U.S. Sen. Frank Murkowski of Alaska says the upcoming Senate vote on drilling for oil in the Arctic National Wildlife Refuge is now a "toss-up," thanks to the support of key labor unions.
Murkowski, in a Juneau news conference Thursday, said that although the ANWR debate has delayed his decision on whether to run for governor, he will make it quickly once the issue is resolved this fall.
The 20-year Republican senator also talked with reporters about subsistence and cruise ships.
Murkowski, former chairman of the Senate Energy and Natural Resources Committee, didn't offer a Senate head count on ANWR, although he has said he expects committee approval of drilling. The key, as it was in the House, could be lobbying by the Teamsters and other unions, he said.
"From the standpoint of the Democrats, who traditionally have enjoyed a good deal of environmental and labor support, labor leaves and says, 'We're going to support candidates that support jobs,'" he said.
"Majority Leader Tom Daschle, I think, is going to have to evaluate whether this is going to be put together as a Democratic party issue or allow members to make their decisions as they see fit. ... Labor is a force to be reckoned with."
Prospects for ANWR were "questionable" before the House vote in July, but House passage has created momentum, Murkowski said. So he said it would be a distraction to announce a gubernatorial campaign in September.
"This is where the concentration has to be," Murkowski said of ANWR. "It's going to take some heavy lifting."
Although he's "leaning" toward the race, in which some pollsters suggest he would be unbeatable, Murkowski took a low-key approach when asked about issues that have been controversial in state government.
He said he won't attend Gov. Tony Knowles' summit on subsistence next week, and he didn't offer much encouragement about amending the Alaska National Interest Lands Conservation Act, which conflicts with the state constitution by mandating a rural priority for fish and game.

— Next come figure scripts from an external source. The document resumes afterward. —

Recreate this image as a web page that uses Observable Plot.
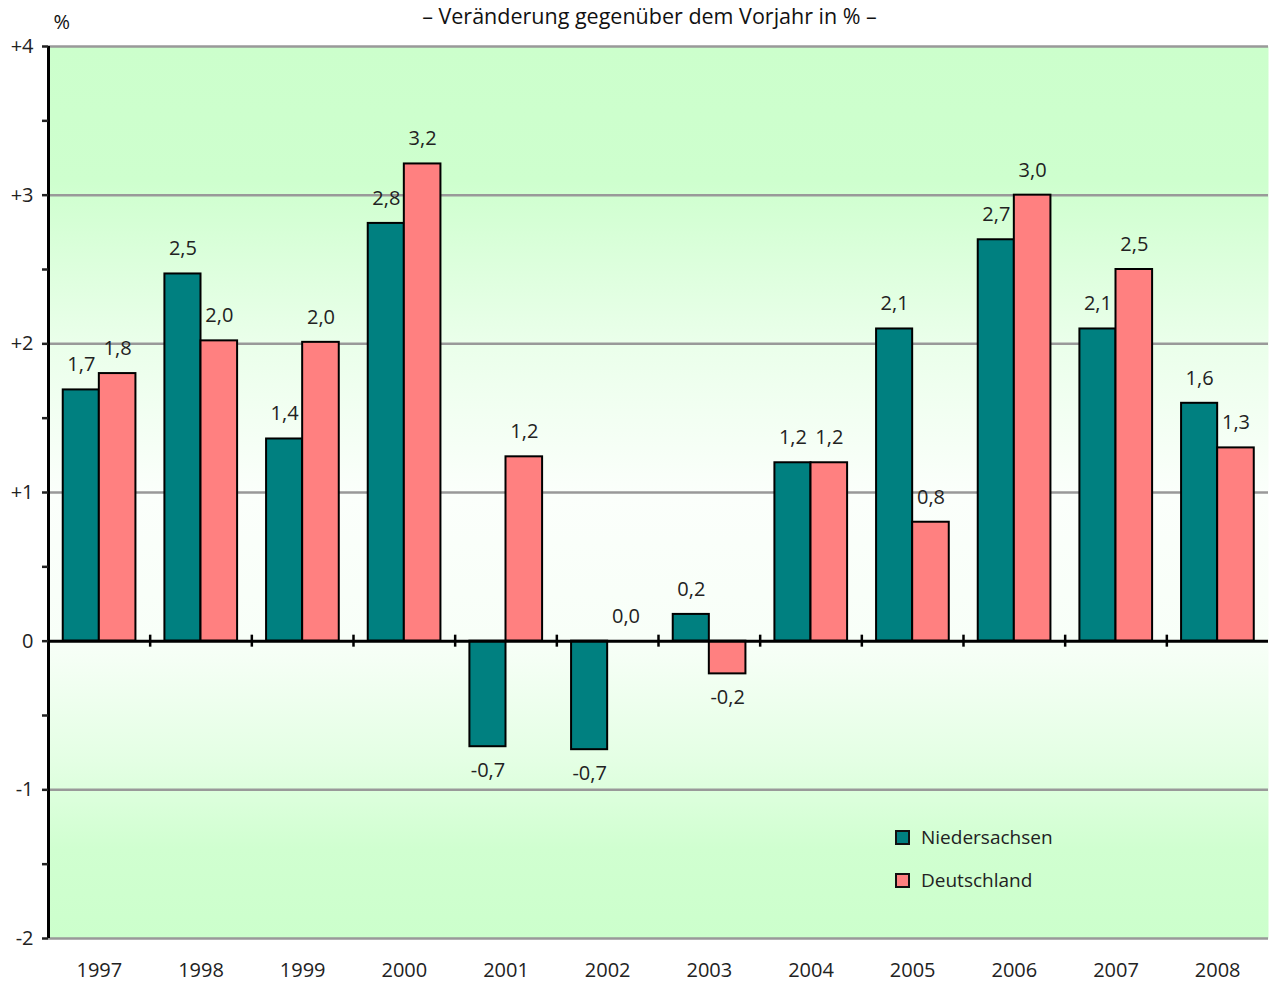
<!DOCTYPE html>
<html><head><meta charset="utf-8">
<script src="https://cdn.jsdelivr.net/npm/d3@7"></script>
<script src="https://cdn.jsdelivr.net/npm/@observablehq/plot@0.6"></script>
<style>
body{margin:0;background:#fff;font-family:"Open Sans",sans-serif;color:#222}
#wrap{position:relative;width:1269px;height:983px}
.leg{position:absolute;left:895px;display:flex;align-items:center;font-size:19px;height:20px}
.sw{width:11px;height:11px;border:2.5px solid #111;margin-right:11px}
</style></head><body><div id="wrap"></div>
<script>
const years = ["1997","1998","1999","2000","2001","2002","2003","2004","2005","2006","2007","2008"];
const niedersachsen = [1.69, 2.47, 1.36, 2.81, -0.71, -0.73, 0.18, 1.2, 2.1, 2.7, 2.1, 1.6];
const deutschland = [1.8, 2.02, 2.01, 3.21, 1.24, 0.0, -0.22, 1.2, 0.8, 3.0, 2.5, 1.3];
const seriesNames = ["Niedersachsen", "Deutschland"];
const seriesColors = ["#008080", "#ff8080"];
const yTicks = [-2, -1, 0, 1, 2, 3, 4];
const yMinor = [-1.5, -0.5, 0.5, 1.5, 2.5, 3.5];
const title = "– Veränderung gegenüber dem Vorjahr in % –";

const rows = [];
years.forEach((y, i) => {
  rows.push({i, year: y, series: seriesNames[0], value: niedersachsen[i], x1: i + 0.145, x2: i + 0.5});
  rows.push({i, year: y, series: seriesNames[1], value: deutschland[i], x1: i + 0.5, x2: i + 0.86});
});
const fmt = v => v.toFixed(1).replace(".", ",");

const gradient = () => {
  const defs = d3.create("svg:defs");
  const g = defs.append("linearGradient").attr("id", "bg").attr("x1", 0).attr("y1", 0).attr("x2", 0).attr("y2", 1);
  [[0, "#ccffcc"], [0.15, "#ceffce"], [0.33, "#eaffea"], [0.5, "#fbfffb"], [0.667, "#f8fff8"], [0.8, "#e4ffe4"], [0.9, "#d0ffd0"], [1, "#ccffcc"]]
    .forEach(([o, c]) => g.append("stop").attr("offset", o).attr("stop-color", c));
  return defs.node();
};

const chart = Plot.plot({
  width: 1269, height: 983,
  marginTop: 46, marginBottom: 45, marginLeft: 48, marginRight: 1,
  style: {fontFamily: "Open Sans, sans-serif", fontSize: "20px", color: "#222", background: "#fff"},
  x: {type: "linear", domain: [0, 12], axis: null},
  y: {domain: [-2, 4], axis: null},
  color: {domain: seriesNames, range: seriesColors},
  marks: [
    gradient,
    Plot.frame({fill: "url(#bg)", stroke: null}),
    Plot.ruleY(yTicks.filter(d => d !== 0), {stroke: "#999", strokeWidth: 2.5}),
    Plot.rectY(rows, {x1: "x1", x2: "x2", y1: 0, y2: "value", fill: "series", stroke: "#000", strokeWidth: 2}),
    Plot.ruleY([0], {stroke: "#000", strokeWidth: 3}),
    Plot.ruleX(d3.range(1, 12), {y1: 0, y2: 0, insetTop: -6, insetBottom: -6, stroke: "#000", strokeWidth: 2.5}),
    Plot.ruleX([0], {stroke: "#000", strokeWidth: 3}),
    Plot.axisY({ticks: yTicks, tickFormat: d => d > 0 ? "+" + d : String(d), tickSize: 6, tickPadding: 9, fontSize: 20, label: null, strokeWidth: 2.5}),
    Plot.axisY({ticks: yMinor, tickFormat: () => "", tickSize: 6, label: null, strokeWidth: 2.5}),
    Plot.axisX({ticks: d3.range(12).map(i => i + 0.5), tickFormat: d => years[Math.floor(d)], tickSize: 0, tickPadding: 24, fontSize: 20, label: null}),
    Plot.text(rows.filter(d => d.value >= 0), {x: d => (d.x1 + d.x2) / 2, y: "value", text: d => fmt(d.value), dy: -25, fontSize: 20, fill: "#222"}),
    Plot.text(rows.filter(d => d.value < 0), {x: d => (d.x1 + d.x2) / 2, y: "value", text: d => fmt(d.value), dy: 24, fontSize: 20, fill: "#222"}),
    Plot.text([title], {frameAnchor: "top", dy: -38, dx: -9, fontSize: 21.5, fill: "#111"}),
    Plot.text(["%"], {frameAnchor: "top-left", dx: 5, dy: -32, fontSize: 20, fill: "#111"})
  ]
});
const wrap = document.getElementById("wrap");
wrap.appendChild(chart);
seriesNames.forEach((n, k) => {
  const d = document.createElement("div");
  d.className = "leg";
  d.style.top = (827 + k * 43) + "px";
  d.innerHTML = `<span class="sw" style="background:${seriesColors[k]}"></span><span>${n}</span>`;
  wrap.appendChild(d);
});
</script></body></html>
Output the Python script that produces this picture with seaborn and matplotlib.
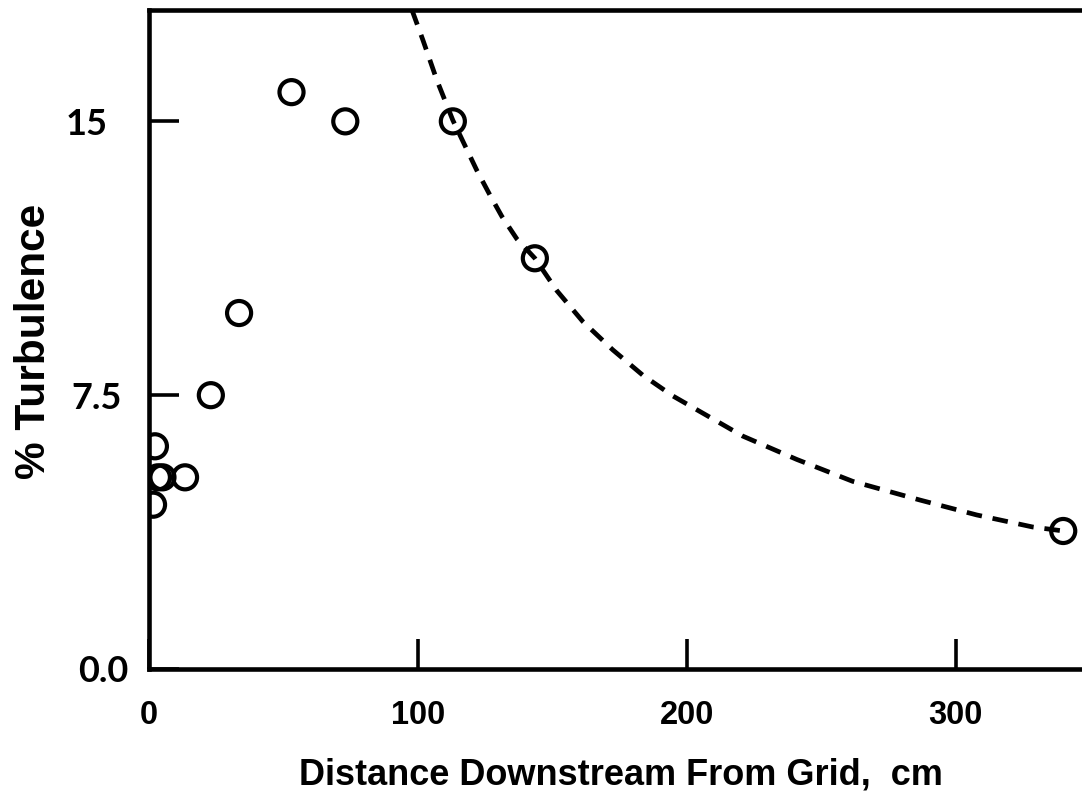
import matplotlib
matplotlib.use("Agg")
import matplotlib.pyplot as plt
import matplotlib.transforms as mtransforms
import seaborn as sns

# Measured turbulence intensity behind the grid
distance_cm = [1.5, 2.2, 3.3, 5.0, 13.4, 23.0, 33.5, 53.0, 73.0, 113.0, 143.5, 340.0]
turbulence_pct = [4.5, 6.1, 5.25, 5.25, 5.25, 7.5, 9.75, 15.8, 15.0, 15.0, 11.25, 3.78]

# Decay curve traced downstream of the peak
curve_x = [97.8, 101.9, 107.1, 113.0, 121.9, 126.8, 131.2, 136.8, 143.5, 151.7,
           161.3, 172.5, 183.6, 194.8, 205.9, 220.8, 240.9, 261.7, 286.6, 307.8,
           328.6, 340.1]
curve_y = [18.05, 17.22, 16.12, 15.03, 13.66, 12.98, 12.40, 11.78, 11.25, 10.36,
           9.52, 8.74, 8.05, 7.48, 7.01, 6.38, 5.74, 5.14, 4.63, 4.22,
           3.89, 3.78]

x_ticks = [0, 100, 200, 300]
x_tick_labels = ["0", "100", "200", "300"]
y_ticks = [0.0, 7.5, 15.0]
y_tick_labels = ["0.0", "7.5", "15"]
# horizontal gap (px) between each y tick label's right edge and the axis
y_label_gaps = [21, 27, 41]

sns.set_theme(style="white")
plt.rcParams["font.family"] = ["Liberation Sans", "DejaVu Sans"]
plt.rcParams.update({
    "text.color": "black",
    "axes.labelcolor": "black",
    "xtick.color": "black",
    "ytick.color": "black",
})

fig = plt.figure(figsize=(10.82, 8.0), dpi=100)
ax = fig.add_axes([149 / 1082, 131 / 800, 968 / 1082, 659 / 800])

sns.lineplot(x=curve_x, y=curve_y, ax=ax, sort=False, color="black",
             linewidth=3.4, linestyle=(0, (3.3, 2.3)), estimator=None)
sns.scatterplot(x=distance_cm, y=turbulence_pct, ax=ax, s=300, marker="o",
                facecolor="none", edgecolor="black", linewidth=3.0, zorder=3)

ax.set_xlim(0, 360)
ax.set_ylim(0, 18.05)

ax.set_xticks(x_ticks)
ax.set_xticklabels(x_tick_labels, fontsize=23.5, fontweight="bold",
                   family=["Liberation Sans", "DejaVu Sans"])
ax.set_yticks(y_ticks)
ax.set_yticklabels(y_tick_labels, fontsize=26, fontweight="bold",
                   family=["Lato", "DejaVu Sans"])

ax.tick_params(axis="both", which="major", direction="in", length=21.5,
               width=2.6, color="black", bottom=True, left=True,
               top=False, right=False)
ax.tick_params(axis="x", pad=22)
ax.tick_params(axis="y", pad=0)

for lbl, gap in zip(ax.get_yticklabels(), y_label_gaps):
    lbl.set_transform(lbl.get_transform() +
                      mtransforms.ScaledTranslation(-gap / 100, 0, fig.dpi_scale_trans))

for side in ["left", "bottom", "top", "right"]:
    ax.spines[side].set_color("black")
    ax.spines[side].set_linewidth(3.3)

ax.set_xlabel("Distance Downstream From Grid,  cm", fontsize=26,
              fontweight="bold")
ax.xaxis.label.set_va("center")
ax.xaxis.set_label_coords((621 - 149) / 968, -(775 - 669) / 659)

ax.set_ylabel("% Turbulence", fontsize=30.5, fontweight="bold")
ax.yaxis.label.set_va("center")
ax.yaxis.label.set_ha("center")
ax.yaxis.set_label_coords(-(149 - 34) / 968, (669 - 341) / 659)

fig.savefig("out.png", dpi=100, facecolor="white")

"We've always cautioned about amending ANILCA because of the reality that once you get into that, it's awful hard to control, particularly in a Democratic-controlled Senate," Murkowski said.

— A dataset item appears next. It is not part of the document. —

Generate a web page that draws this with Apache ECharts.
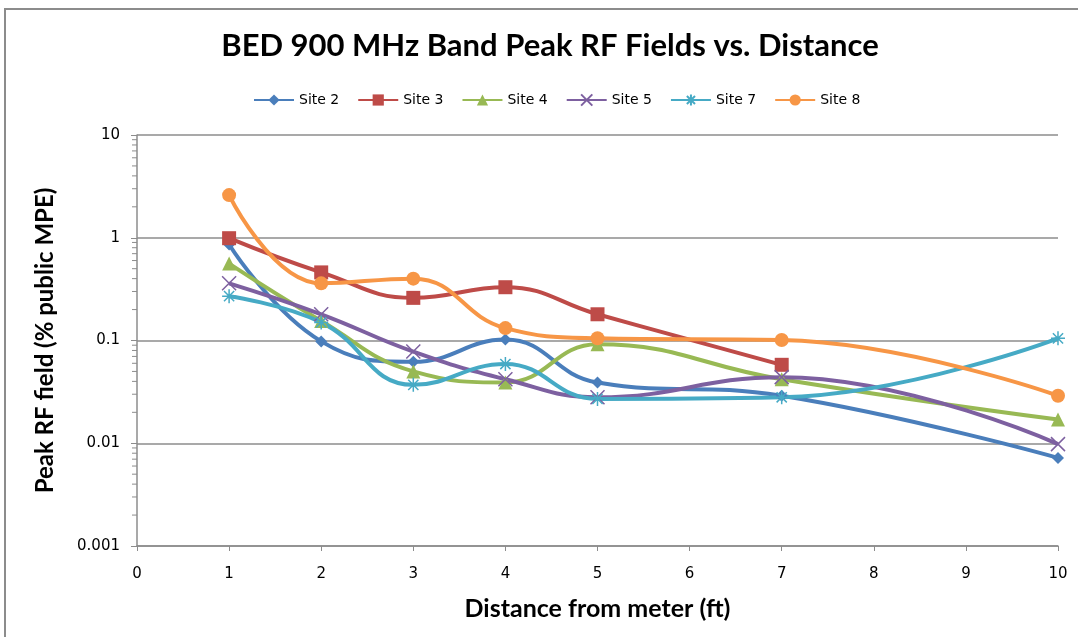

The senator also said that he didn't object to recent state legislation on cruise ship pollution, which Knowles pushed soon after Murkowski had enacted some wastewater discharge standards in federal law.
"We're going to take a look at the federal legislation and see if it needs any tinkering and so forth," Murkowski said. "Hindsight might have suggested that the state (wait to) see how the federal legislation worked, but they chose not to, and that's fine. You're getting it for free from the feds."